» **SUPPLIED DATA**

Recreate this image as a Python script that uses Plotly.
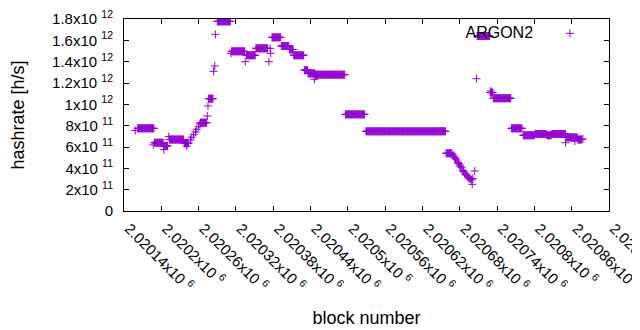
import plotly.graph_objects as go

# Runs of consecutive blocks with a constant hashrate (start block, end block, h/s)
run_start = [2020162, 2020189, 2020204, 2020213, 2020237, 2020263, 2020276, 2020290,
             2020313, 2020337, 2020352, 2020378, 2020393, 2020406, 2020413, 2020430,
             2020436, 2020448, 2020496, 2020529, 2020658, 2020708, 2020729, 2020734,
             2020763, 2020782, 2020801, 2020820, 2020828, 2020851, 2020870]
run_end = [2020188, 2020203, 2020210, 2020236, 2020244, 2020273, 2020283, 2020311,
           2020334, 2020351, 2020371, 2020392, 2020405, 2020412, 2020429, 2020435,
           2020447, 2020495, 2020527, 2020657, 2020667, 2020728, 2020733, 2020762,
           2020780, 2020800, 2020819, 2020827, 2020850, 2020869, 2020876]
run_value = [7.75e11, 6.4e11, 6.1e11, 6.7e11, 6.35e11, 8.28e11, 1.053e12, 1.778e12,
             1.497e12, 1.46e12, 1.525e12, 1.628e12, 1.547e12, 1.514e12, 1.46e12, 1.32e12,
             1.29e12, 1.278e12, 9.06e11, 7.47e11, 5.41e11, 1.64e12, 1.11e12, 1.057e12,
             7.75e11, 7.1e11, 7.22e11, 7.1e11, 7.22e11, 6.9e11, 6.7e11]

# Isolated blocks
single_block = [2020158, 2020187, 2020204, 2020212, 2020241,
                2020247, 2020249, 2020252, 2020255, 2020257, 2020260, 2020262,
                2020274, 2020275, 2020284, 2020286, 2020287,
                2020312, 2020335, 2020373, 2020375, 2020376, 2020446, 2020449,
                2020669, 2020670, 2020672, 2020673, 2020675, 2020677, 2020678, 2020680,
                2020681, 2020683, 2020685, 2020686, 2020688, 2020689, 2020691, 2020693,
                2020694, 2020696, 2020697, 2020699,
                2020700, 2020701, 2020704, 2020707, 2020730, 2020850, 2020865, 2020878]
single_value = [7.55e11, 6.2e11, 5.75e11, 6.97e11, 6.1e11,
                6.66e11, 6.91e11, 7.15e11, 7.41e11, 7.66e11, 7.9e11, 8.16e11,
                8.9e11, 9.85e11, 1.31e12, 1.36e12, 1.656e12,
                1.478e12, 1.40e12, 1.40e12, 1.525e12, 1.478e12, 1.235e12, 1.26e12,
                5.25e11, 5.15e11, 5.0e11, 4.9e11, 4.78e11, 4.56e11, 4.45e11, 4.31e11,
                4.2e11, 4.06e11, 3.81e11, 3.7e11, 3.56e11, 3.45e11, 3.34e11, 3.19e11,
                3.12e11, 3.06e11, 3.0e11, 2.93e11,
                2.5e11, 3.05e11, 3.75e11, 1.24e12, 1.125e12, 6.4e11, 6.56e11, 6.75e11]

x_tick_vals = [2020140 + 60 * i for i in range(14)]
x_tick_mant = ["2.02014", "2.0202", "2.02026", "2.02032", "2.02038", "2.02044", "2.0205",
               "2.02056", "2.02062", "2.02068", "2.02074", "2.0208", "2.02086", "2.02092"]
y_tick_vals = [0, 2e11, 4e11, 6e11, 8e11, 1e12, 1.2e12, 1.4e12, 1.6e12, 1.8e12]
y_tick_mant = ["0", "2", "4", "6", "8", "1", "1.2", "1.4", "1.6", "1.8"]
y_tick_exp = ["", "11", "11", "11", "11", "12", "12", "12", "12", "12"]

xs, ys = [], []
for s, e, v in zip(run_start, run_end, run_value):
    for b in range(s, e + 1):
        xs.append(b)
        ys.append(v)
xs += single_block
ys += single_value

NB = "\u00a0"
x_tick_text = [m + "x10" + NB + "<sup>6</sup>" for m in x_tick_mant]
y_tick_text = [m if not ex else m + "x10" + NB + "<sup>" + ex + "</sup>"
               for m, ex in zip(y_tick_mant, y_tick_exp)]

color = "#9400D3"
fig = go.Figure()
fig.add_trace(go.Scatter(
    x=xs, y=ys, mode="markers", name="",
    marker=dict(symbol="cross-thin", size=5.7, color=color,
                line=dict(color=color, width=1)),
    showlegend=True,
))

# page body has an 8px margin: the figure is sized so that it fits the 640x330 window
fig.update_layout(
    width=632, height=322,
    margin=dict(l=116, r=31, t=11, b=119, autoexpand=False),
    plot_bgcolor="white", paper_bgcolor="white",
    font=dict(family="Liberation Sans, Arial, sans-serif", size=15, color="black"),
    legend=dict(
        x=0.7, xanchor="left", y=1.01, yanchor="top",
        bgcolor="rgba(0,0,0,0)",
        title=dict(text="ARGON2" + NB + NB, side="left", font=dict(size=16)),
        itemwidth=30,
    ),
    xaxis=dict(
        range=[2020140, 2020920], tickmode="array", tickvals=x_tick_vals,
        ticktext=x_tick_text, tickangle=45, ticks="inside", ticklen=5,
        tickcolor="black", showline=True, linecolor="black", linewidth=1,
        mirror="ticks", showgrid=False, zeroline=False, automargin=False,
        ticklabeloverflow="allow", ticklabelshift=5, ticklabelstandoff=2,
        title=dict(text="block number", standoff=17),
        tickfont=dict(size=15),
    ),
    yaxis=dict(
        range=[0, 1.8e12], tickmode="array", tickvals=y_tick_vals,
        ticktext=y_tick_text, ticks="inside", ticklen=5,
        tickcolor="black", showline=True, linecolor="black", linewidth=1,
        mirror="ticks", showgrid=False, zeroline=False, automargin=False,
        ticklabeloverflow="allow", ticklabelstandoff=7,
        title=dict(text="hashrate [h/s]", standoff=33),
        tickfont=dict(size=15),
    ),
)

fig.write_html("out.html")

» **EXERCISE**
Leave out the pictures. Transcribe only the lines above, from the first through the one that contains "import plotly.graph_objects as go".

» **ANSWER TO THE TASK**
Recreate this image as a Python script that uses Plotly.
import plotly.graph_objects as go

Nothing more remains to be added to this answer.